The easiest way I can think of to draw the line between simplicity and complexity is along two relative dimensions:

-- Making sure the system is easy to use from your customers' point of view, such as by repeatedly testing the interface design with representative users.

-- Making sure the system is easy to maintain and test from your point of view. Unfortunately, there's no single alarm bell that goes off to warn everyone that a system has become too complicated to manage. Consider evaluating these angles each time you plan to upgrade your offerings, since over-complexity is a phenomenon that can easily overtake us.

To gain even more insight into this problem from an intriguing point of view, I recommend a book called "Necessary But Not Sufficient" by Eli Goldratt. It's an enjoyable example of a type of writing called "business fiction" -- because it lets fabricated characters explore a puzzling business problem and gradually discover the many sides of the solution. A main theme of this book exposes why an exceedingly competent software development team suddenly cannot figure out how to continue to maintain a highly successful but extremely complex software product.

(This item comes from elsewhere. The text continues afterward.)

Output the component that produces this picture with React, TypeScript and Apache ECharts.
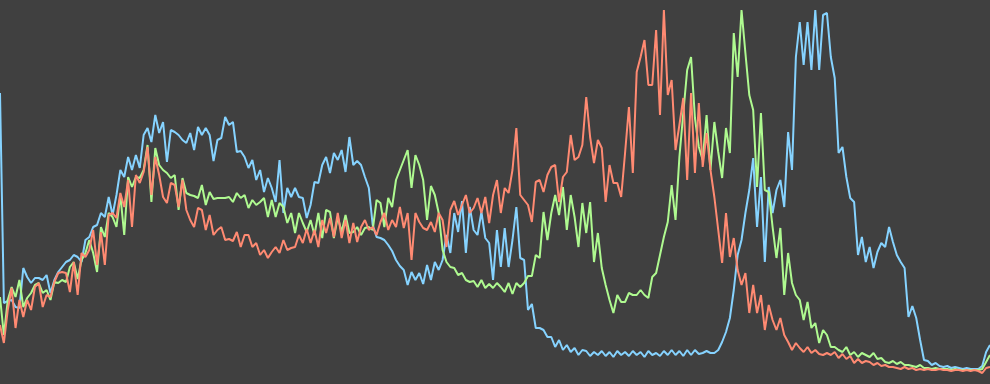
import React, { useEffect, useRef } from "react";
import * as echarts from "echarts";

const POINT_COUNT = 256;
const categories: number[] = Array.from({ length: POINT_COUNT }, (_, i) => i + 1);

const blueSeries: number[] = [
  291, 81, 83, 84, 77, 76, 116, 107, 101, 106,
  106, 104, 109, 91, 104, 112, 117, 122, 124, 129,
  127, 122, 144, 147, 157, 159, 171, 167, 187, 169,
  189, 214, 207, 227, 214, 229, 216, 249, 256, 242,
  269, 251, 262, 222, 254, 252, 249, 244, 241, 251,
  234, 257, 249, 256, 249, 223, 244, 246, 267, 259,
  262, 232, 233, 227, 216, 224, 204, 214, 192, 206,
  196, 182, 224, 171, 196, 187, 196, 187, 186, 166,
  179, 202, 201, 219, 227, 211, 231, 224, 234, 212,
  247, 219, 223, 219, 207, 196, 159, 147, 146, 144,
  139, 133, 124, 118, 114, 99, 112, 104, 111, 100,
  119, 104, 122, 114, 124, 149, 131, 171, 152, 183,
  131, 177, 154, 149, 172, 146, 141, 104, 154, 117,
  156, 117, 144, 177, 126, 124, 74, 80, 56, 56,
  54, 47, 47, 37, 44, 34, 39, 32, 36, 29,
  34, 33, 28, 32, 29, 33, 28, 32, 27, 33,
  29, 32, 28, 33, 29, 32, 27, 33, 29, 31,
  28, 33, 29, 34, 29, 33, 28, 34, 29, 34,
  30, 31, 33, 31, 31, 34, 42, 52, 66, 94,
  129, 144, 171, 194, 226, 157, 207, 122, 197, 171,
  194, 204, 177, 252, 214, 327, 362, 319, 362, 314,
  374, 314, 369, 371, 327, 306, 231, 237, 207, 186,
  182, 129, 147, 122, 137, 116, 132, 141, 137, 157,
  142, 129, 122, 116, 67, 78, 66, 44, 24, 23,
  19, 21, 18, 17, 18, 16, 17, 16, 15, 16,
  15, 15, 15, 18, 32, 39,
];

const greenSeries: number[] = [
  87, 49, 84, 97, 87, 104, 77, 86, 91, 99,
  101, 91, 94, 84, 102, 101, 104, 102, 117, 122,
  105, 124, 131, 144, 131, 112, 157, 147, 171, 167,
  157, 189, 149, 207, 197, 207, 206, 214, 239, 182,
  236, 219, 214, 211, 206, 209, 174, 206, 191, 189,
  188, 186, 199, 179, 192, 185, 186, 186, 186, 187,
  182, 191, 186, 189, 176, 184, 179, 182, 186, 167,
  184, 167, 181, 177, 161, 171, 151, 171, 161, 152,
  164, 149, 171, 146, 174, 172, 146, 167, 152, 169,
  151, 152, 157, 149, 156, 157, 154, 184, 181, 157,
  186, 177, 204, 214, 224, 234, 196, 229, 219, 204,
  164, 198, 189, 171, 134, 122, 117, 116, 109, 111,
  104, 102, 103, 97, 104, 96, 100, 96, 101, 97,
  92, 101, 90, 101, 97, 101, 108, 108, 129, 126,
  172, 144, 171, 189, 169, 197, 154, 189, 167, 137,
  181, 151, 182, 122, 151, 116, 99, 84, 71, 89,
  82, 82, 91, 89, 89, 94, 89, 86, 107, 111,
  129, 147, 162, 199, 164, 227, 271, 314, 327, 266,
  237, 224, 269, 214, 262, 232, 206, 256, 231, 351,
  307, 374, 331, 289, 274, 197, 271, 194, 192, 157,
  126, 156, 89, 131, 101, 89, 84, 64, 82, 56,
  61, 41, 54, 49, 37, 37, 34, 32, 37, 29,
  32, 27, 31, 29, 27, 31, 25, 26, 22, 21,
  23, 20, 22, 19, 19, 18, 17, 19, 16, 16,
  15, 16, 15, 15, 15, 14, 15, 14, 14, 14,
  14, 14, 14, 15, 22, 29,
];

const redSeries: number[] = [
  59, 41, 74, 96, 56, 84, 67, 84, 74, 97,
  101, 77, 89, 87, 102, 111, 112, 111, 92, 122,
  89, 131, 127, 134, 154, 119, 152, 119, 169, 171,
  166, 191, 177, 204, 157, 209, 201, 212, 237, 189,
  227, 209, 187, 181, 201, 199, 177, 204, 174, 164,
  157, 176, 174, 154, 169, 149, 154, 157, 144, 145,
  143, 152, 137, 149, 149, 137, 141, 129, 134, 126,
  132, 137, 131, 144, 134, 136, 137, 149, 141, 155,
  141, 154, 137, 164, 151, 166, 147, 171, 146, 164,
  141, 161, 142, 157, 164, 154, 157, 149, 162, 171,
  154, 164, 157, 177, 156, 171, 124, 171, 162, 156,
  154, 162, 152, 171, 164, 137, 174, 183, 169, 179,
  189, 171, 176, 186, 171, 187, 161, 189, 204, 171,
  196, 191, 214, 256, 189, 184, 179, 162, 202, 204,
  192, 209, 217, 219, 182, 207, 212, 249, 224, 227,
  239, 287, 247, 221, 244, 236, 182, 219, 201, 201,
  187, 231, 277, 211, 312, 327, 344, 299, 299, 354,
  269, 374, 289, 304, 234, 259, 286, 204, 291, 211,
  281, 217, 251, 214, 187, 154, 121, 171, 127, 146,
  114, 99, 111, 71, 99, 71, 89, 54, 79, 64,
  54, 66, 49, 42, 34, 41, 36, 32, 37, 31,
  34, 30, 29, 31, 29, 32, 26, 30, 25, 28,
  21, 25, 21, 23, 22, 19, 21, 18, 19, 17,
  17, 16, 15, 17, 15, 16, 14, 15, 14, 15,
  14, 14, 15, 14, 14, 13, 14, 14, 13, 14,
  13, 14, 13, 11, 16, 17,
];

const seriesNames = ["Blue", "Green", "Red"];
const seriesColors = ["#86d3ff", "#affa90", "#ff8a72"];

export default function App() {
  const ref = useRef<HTMLDivElement>(null);

  useEffect(() => {
    document.body.style.margin = "0";
    document.body.style.background = "#404040";
    if (!ref.current) return;
    const chart = echarts.init(ref.current, undefined, { renderer: "svg" });
    const dataSets = [blueSeries, greenSeries, redSeries];
    chart.setOption({
      animation: false,
      backgroundColor: "#404040",
      grid: { left: 0, right: 0, top: 0, bottom: 0 },
      xAxis: {
        type: "category",
        data: categories,
        boundaryGap: false,
        show: false,
      },
      yAxis: {
        type: "value",
        min: 0,
        max: 384,
        show: false,
        splitLine: { show: false },
      },
      series: dataSets.map((d, k) => ({
        name: seriesNames[k],
        type: "line",
        data: d,
        showSymbol: false,
        symbol: "none",
        lineStyle: { color: seriesColors[k], width: 2, opacity: 1 },
        itemStyle: { color: seriesColors[k] },
      })),
    });
    return () => chart.dispose();
  }, []);

  return <div ref={ref} style={{ width: 990, height: 384 }} />;
}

The team is experiencing this problem because the product had grown over time to contain too much functionality. That situation occurred because (you guessed it!) customers kept asking for more and more features. Each new feature set increased the possible interactions within the system almost exponentially! It thus had become too complex to test or maintain, and equally challenging to use.

That's the problem with complex systems -- they can quickly reach a point at which they contain too many combinations of variables to validate in a lifetime, much less within the time available to release the product.

How Do We Know When Something Is as Easy to Use as Possible?

Often, we may try to think about simplicity and ease of use in terms of some kind of measurement. In that respect, ease of use might mean making something easy to follow from the standpoint of comprehension, for example, such as a reading grade level. If we apply a reading comprehension formula to our documents, we can find out how easily people at a certain grade level can understand them.

While measurements are important tools that offer useful ways to compare things, I would like to raise the bar even higher -- much higher -- even if it sounds idealistic. That is, I would like to have us consider what it would take to make our products or services completely transparent to our customers, as if our offerings could act almost invisibly.

Imagine that each time your customers use your offerings, it's as if they have a personal assistant working the behind the scenes to do whatever the product or service is supposed to do. Imagine that assistant or agent anticipating what each customer needs to have done, and then doing it, practically without being asked!

I realize that's a tall order, and some people will surely feel that you'd need some pretty fancy programming to make anything work so transparently. But the next best thing should sound more achievable -- and that is, making our offerings as self-guiding and foolproof as possible.

In conclusion, drawing the line between simplicity and complexity can be difficult to do. Simplification brings many rewards. But if you must add more complexity, consider whether you can either hide it elegantly, or guide people through it effortlessly and painlessly. Let these be your next major goals, and I guarantee you'll applaud the results!